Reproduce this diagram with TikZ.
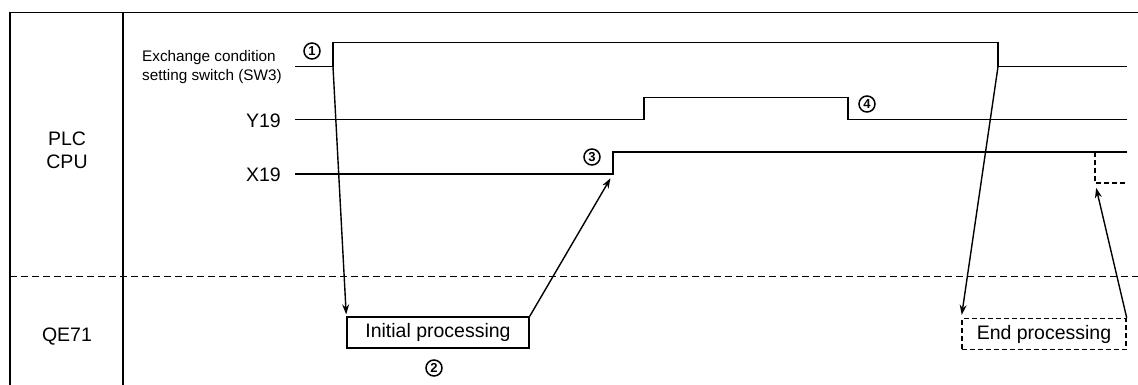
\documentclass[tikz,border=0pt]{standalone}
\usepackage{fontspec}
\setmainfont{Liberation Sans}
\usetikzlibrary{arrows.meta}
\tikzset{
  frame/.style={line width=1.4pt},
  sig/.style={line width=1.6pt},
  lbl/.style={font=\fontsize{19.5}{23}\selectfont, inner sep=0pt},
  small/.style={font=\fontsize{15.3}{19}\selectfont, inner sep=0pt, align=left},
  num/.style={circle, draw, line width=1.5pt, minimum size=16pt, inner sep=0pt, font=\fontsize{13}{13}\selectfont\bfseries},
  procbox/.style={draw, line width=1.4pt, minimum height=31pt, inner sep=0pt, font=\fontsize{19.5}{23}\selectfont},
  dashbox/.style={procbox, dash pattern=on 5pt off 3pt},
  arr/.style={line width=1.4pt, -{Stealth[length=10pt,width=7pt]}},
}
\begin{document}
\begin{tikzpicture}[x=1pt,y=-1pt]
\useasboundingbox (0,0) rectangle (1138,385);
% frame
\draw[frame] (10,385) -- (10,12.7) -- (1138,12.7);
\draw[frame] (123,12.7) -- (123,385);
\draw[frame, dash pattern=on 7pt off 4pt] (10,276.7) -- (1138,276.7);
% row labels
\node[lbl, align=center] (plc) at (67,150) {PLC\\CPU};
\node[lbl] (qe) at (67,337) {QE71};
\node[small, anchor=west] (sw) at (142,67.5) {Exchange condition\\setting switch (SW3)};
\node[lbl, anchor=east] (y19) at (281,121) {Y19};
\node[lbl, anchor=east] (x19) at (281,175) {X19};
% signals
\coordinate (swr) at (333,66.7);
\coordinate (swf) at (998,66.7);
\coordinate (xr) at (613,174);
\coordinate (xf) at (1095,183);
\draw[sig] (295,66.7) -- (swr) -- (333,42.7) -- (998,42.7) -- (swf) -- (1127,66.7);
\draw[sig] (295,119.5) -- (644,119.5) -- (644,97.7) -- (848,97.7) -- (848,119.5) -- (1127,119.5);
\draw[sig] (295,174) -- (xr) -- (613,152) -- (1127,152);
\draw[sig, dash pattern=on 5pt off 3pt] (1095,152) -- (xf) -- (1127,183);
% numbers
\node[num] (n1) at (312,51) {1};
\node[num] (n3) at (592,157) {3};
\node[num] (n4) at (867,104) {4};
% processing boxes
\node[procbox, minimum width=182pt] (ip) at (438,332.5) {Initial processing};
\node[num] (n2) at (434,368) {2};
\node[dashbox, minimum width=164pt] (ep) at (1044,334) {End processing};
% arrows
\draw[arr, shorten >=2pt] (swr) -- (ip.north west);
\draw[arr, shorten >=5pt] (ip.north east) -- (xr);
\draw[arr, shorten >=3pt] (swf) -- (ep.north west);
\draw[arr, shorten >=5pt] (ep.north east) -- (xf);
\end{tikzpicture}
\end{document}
= = =
> _SET PROBLEM_:
Set the listing down in full and exactly. Pictures within it should not appear in the copy.

> _TASK RESPONSE_:
Reproduce this diagram with TikZ.
\documentclass[tikz,border=0pt]{standalone}
\usepackage{fontspec}
\setmainfont{Liberation Sans}
\usetikzlibrary{arrows.meta}
\tikzset{
  frame/.style={line width=1.4pt},
  sig/.style={line width=1.6pt},
  lbl/.style={font=\fontsize{19.5}{23}\selectfont, inner sep=0pt},
  small/.style={font=\fontsize{15.3}{19}\selectfont, inner sep=0pt, align=left},
  num/.style={circle, draw, line width=1.5pt, minimum size=16pt, inner sep=0pt, font=\fontsize{13}{13}\selectfont\bfseries},
  procbox/.style={draw, line width=1.4pt, minimum height=31pt, inner sep=0pt, font=\fontsize{19.5}{23}\selectfont},
  dashbox/.style={procbox, dash pattern=on 5pt off 3pt},
  arr/.style={line width=1.4pt, -{Stealth[length=10pt,width=7pt]}},
}
\begin{document}
\begin{tikzpicture}[x=1pt,y=-1pt]
\useasboundingbox (0,0) rectangle (1138,385);
% frame
\draw[frame] (10,385) -- (10,12.7) -- (1138,12.7);
\draw[frame] (123,12.7) -- (123,385);
\draw[frame, dash pattern=on 7pt off 4pt] (10,276.7) -- (1138,276.7);
% row labels
\node[lbl, align=center] (plc) at (67,150) {PLC\\CPU};
\node[lbl] (qe) at (67,337) {QE71};
\node[small, anchor=west] (sw) at (142,67.5) {Exchange condition\\setting switch (SW3)};
\node[lbl, anchor=east] (y19) at (281,121) {Y19};
\node[lbl, anchor=east] (x19) at (281,175) {X19};
% signals
\coordinate (swr) at (333,66.7);
\coordinate (swf) at (998,66.7);
\coordinate (xr) at (613,174);
\coordinate (xf) at (1095,183);
\draw[sig] (295,66.7) -- (swr) -- (333,42.7) -- (998,42.7) -- (swf) -- (1127,66.7);
\draw[sig] (295,119.5) -- (644,119.5) -- (644,97.7) -- (848,97.7) -- (848,119.5) -- (1127,119.5);
\draw[sig] (295,174) -- (xr) -- (613,152) -- (1127,152);
\draw[sig, dash pattern=on 5pt off 3pt] (1095,152) -- (xf) -- (1127,183);
% numbers
\node[num] (n1) at (312,51) {1};
\node[num] (n3) at (592,157) {3};
\node[num] (n4) at (867,104) {4};
% processing boxes
\node[procbox, minimum width=182pt] (ip) at (438,332.5) {Initial processing};
\node[num] (n2) at (434,368) {2};
\node[dashbox, minimum width=164pt] (ep) at (1044,334) {End processing};
% arrows
\draw[arr, shorten >=2pt] (swr) -- (ip.north west);
\draw[arr, shorten >=5pt] (ip.north east) -- (xr);
\draw[arr, shorten >=3pt] (swf) -- (ep.north west);
\draw[arr, shorten >=5pt] (ep.north east) -- (xf);
\end{tikzpicture}
\end{document}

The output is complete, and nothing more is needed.